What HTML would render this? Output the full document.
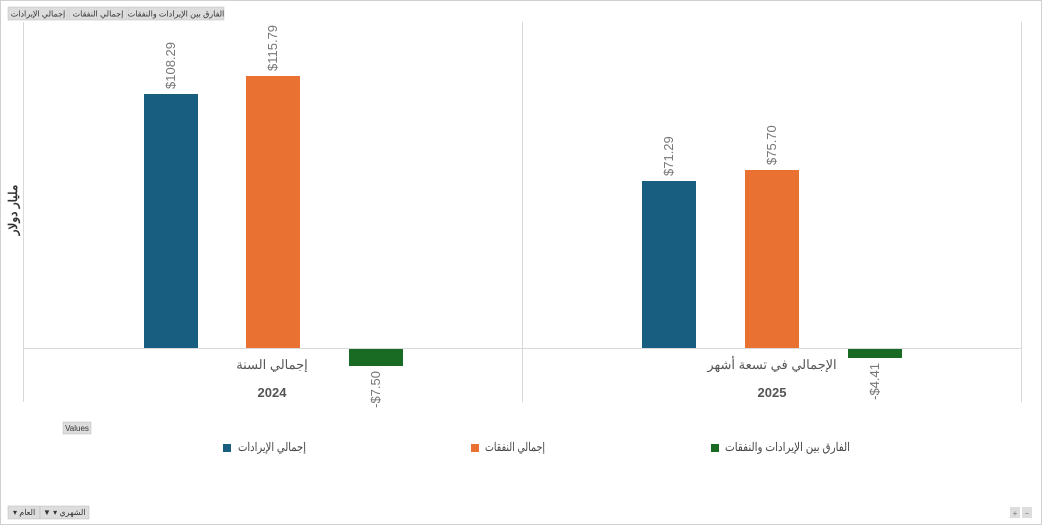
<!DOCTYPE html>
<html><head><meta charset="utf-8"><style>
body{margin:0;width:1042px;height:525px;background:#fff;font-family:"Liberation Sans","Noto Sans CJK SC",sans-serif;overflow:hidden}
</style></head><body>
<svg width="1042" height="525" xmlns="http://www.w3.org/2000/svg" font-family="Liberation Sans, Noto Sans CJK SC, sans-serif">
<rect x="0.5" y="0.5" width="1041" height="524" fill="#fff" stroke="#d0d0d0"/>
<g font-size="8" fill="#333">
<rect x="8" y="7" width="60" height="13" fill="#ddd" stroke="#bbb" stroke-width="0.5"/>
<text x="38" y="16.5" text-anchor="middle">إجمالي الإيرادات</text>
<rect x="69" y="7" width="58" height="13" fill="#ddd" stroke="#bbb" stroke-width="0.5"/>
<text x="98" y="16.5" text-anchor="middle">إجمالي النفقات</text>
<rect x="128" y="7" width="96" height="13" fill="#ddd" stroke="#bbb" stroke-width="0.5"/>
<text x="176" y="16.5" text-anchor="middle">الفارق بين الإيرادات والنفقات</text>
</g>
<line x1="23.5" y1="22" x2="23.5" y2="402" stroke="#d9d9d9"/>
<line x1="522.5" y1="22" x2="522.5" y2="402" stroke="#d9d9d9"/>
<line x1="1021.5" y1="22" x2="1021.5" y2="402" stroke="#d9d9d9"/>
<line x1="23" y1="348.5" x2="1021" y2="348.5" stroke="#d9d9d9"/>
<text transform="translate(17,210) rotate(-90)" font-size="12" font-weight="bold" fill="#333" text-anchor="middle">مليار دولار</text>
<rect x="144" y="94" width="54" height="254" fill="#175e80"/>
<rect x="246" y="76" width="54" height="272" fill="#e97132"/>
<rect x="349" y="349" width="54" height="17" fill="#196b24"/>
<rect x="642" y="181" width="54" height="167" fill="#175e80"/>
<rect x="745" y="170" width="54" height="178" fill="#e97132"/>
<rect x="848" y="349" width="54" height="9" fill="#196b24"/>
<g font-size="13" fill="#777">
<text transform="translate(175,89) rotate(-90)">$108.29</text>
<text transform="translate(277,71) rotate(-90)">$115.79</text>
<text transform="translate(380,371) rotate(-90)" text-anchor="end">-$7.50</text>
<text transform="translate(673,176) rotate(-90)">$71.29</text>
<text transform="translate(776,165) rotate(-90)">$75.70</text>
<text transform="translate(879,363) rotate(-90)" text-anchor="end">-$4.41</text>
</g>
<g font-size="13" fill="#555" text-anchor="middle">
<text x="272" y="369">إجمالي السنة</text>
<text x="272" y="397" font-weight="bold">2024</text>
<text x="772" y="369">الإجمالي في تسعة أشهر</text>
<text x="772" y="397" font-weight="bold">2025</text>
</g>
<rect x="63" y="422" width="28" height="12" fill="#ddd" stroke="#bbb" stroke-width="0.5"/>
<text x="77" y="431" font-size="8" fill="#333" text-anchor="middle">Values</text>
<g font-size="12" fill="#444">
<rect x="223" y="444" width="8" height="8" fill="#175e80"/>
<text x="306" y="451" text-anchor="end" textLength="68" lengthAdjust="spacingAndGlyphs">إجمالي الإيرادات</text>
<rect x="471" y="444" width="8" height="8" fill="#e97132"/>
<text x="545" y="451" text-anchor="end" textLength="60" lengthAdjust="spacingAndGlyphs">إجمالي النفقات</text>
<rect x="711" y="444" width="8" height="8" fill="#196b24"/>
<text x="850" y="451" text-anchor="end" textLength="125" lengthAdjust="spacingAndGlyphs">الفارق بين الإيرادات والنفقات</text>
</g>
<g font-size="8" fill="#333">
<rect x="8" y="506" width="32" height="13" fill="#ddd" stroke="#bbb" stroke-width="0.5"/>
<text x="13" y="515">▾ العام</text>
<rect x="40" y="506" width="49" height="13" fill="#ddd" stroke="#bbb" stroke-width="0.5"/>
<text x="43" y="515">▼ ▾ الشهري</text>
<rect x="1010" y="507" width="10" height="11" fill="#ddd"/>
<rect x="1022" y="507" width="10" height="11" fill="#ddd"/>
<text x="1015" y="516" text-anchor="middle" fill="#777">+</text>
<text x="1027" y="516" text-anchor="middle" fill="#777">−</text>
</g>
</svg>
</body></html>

**YOUR INSTRUCTIONS:** Send back the data above word for word, with the pictures left out.

**IN RESPONSE:**
What HTML would render this? Output the full document.
<!DOCTYPE html>
<html><head><meta charset="utf-8"><style>
body{margin:0;width:1042px;height:525px;background:#fff;font-family:"Liberation Sans","Noto Sans CJK SC",sans-serif;overflow:hidden}
</style></head><body>
<svg width="1042" height="525" xmlns="http://www.w3.org/2000/svg" font-family="Liberation Sans, Noto Sans CJK SC, sans-serif">
<rect x="0.5" y="0.5" width="1041" height="524" fill="#fff" stroke="#d0d0d0"/>
<g font-size="8" fill="#333">
<rect x="8" y="7" width="60" height="13" fill="#ddd" stroke="#bbb" stroke-width="0.5"/>
<text x="38" y="16.5" text-anchor="middle">إجمالي الإيرادات</text>
<rect x="69" y="7" width="58" height="13" fill="#ddd" stroke="#bbb" stroke-width="0.5"/>
<text x="98" y="16.5" text-anchor="middle">إجمالي النفقات</text>
<rect x="128" y="7" width="96" height="13" fill="#ddd" stroke="#bbb" stroke-width="0.5"/>
<text x="176" y="16.5" text-anchor="middle">الفارق بين الإيرادات والنفقات</text>
</g>
<line x1="23.5" y1="22" x2="23.5" y2="402" stroke="#d9d9d9"/>
<line x1="522.5" y1="22" x2="522.5" y2="402" stroke="#d9d9d9"/>
<line x1="1021.5" y1="22" x2="1021.5" y2="402" stroke="#d9d9d9"/>
<line x1="23" y1="348.5" x2="1021" y2="348.5" stroke="#d9d9d9"/>
<text transform="translate(17,210) rotate(-90)" font-size="12" font-weight="bold" fill="#333" text-anchor="middle">مليار دولار</text>
<rect x="144" y="94" width="54" height="254" fill="#175e80"/>
<rect x="246" y="76" width="54" height="272" fill="#e97132"/>
<rect x="349" y="349" width="54" height="17" fill="#196b24"/>
<rect x="642" y="181" width="54" height="167" fill="#175e80"/>
<rect x="745" y="170" width="54" height="178" fill="#e97132"/>
<rect x="848" y="349" width="54" height="9" fill="#196b24"/>
<g font-size="13" fill="#777">
<text transform="translate(175,89) rotate(-90)">$108.29</text>
<text transform="translate(277,71) rotate(-90)">$115.79</text>
<text transform="translate(380,371) rotate(-90)" text-anchor="end">-$7.50</text>
<text transform="translate(673,176) rotate(-90)">$71.29</text>
<text transform="translate(776,165) rotate(-90)">$75.70</text>
<text transform="translate(879,363) rotate(-90)" text-anchor="end">-$4.41</text>
</g>
<g font-size="13" fill="#555" text-anchor="middle">
<text x="272" y="369">إجمالي السنة</text>
<text x="272" y="397" font-weight="bold">2024</text>
<text x="772" y="369">الإجمالي في تسعة أشهر</text>
<text x="772" y="397" font-weight="bold">2025</text>
</g>
<rect x="63" y="422" width="28" height="12" fill="#ddd" stroke="#bbb" stroke-width="0.5"/>
<text x="77" y="431" font-size="8" fill="#333" text-anchor="middle">Values</text>
<g font-size="12" fill="#444">
<rect x="223" y="444" width="8" height="8" fill="#175e80"/>
<text x="306" y="451" text-anchor="end" textLength="68" lengthAdjust="spacingAndGlyphs">إجمالي الإيرادات</text>
<rect x="471" y="444" width="8" height="8" fill="#e97132"/>
<text x="545" y="451" text-anchor="end" textLength="60" lengthAdjust="spacingAndGlyphs">إجمالي النفقات</text>
<rect x="711" y="444" width="8" height="8" fill="#196b24"/>
<text x="850" y="451" text-anchor="end" textLength="125" lengthAdjust="spacingAndGlyphs">الفارق بين الإيرادات والنفقات</text>
</g>
<g font-size="8" fill="#333">
<rect x="8" y="506" width="32" height="13" fill="#ddd" stroke="#bbb" stroke-width="0.5"/>
<text x="13" y="515">▾ العام</text>
<rect x="40" y="506" width="49" height="13" fill="#ddd" stroke="#bbb" stroke-width="0.5"/>
<text x="43" y="515">▼ ▾ الشهري</text>
<rect x="1010" y="507" width="10" height="11" fill="#ddd"/>
<rect x="1022" y="507" width="10" height="11" fill="#ddd"/>
<text x="1015" y="516" text-anchor="middle" fill="#777">+</text>
<text x="1027" y="516" text-anchor="middle" fill="#777">−</text>
</g>
</svg>
</body></html>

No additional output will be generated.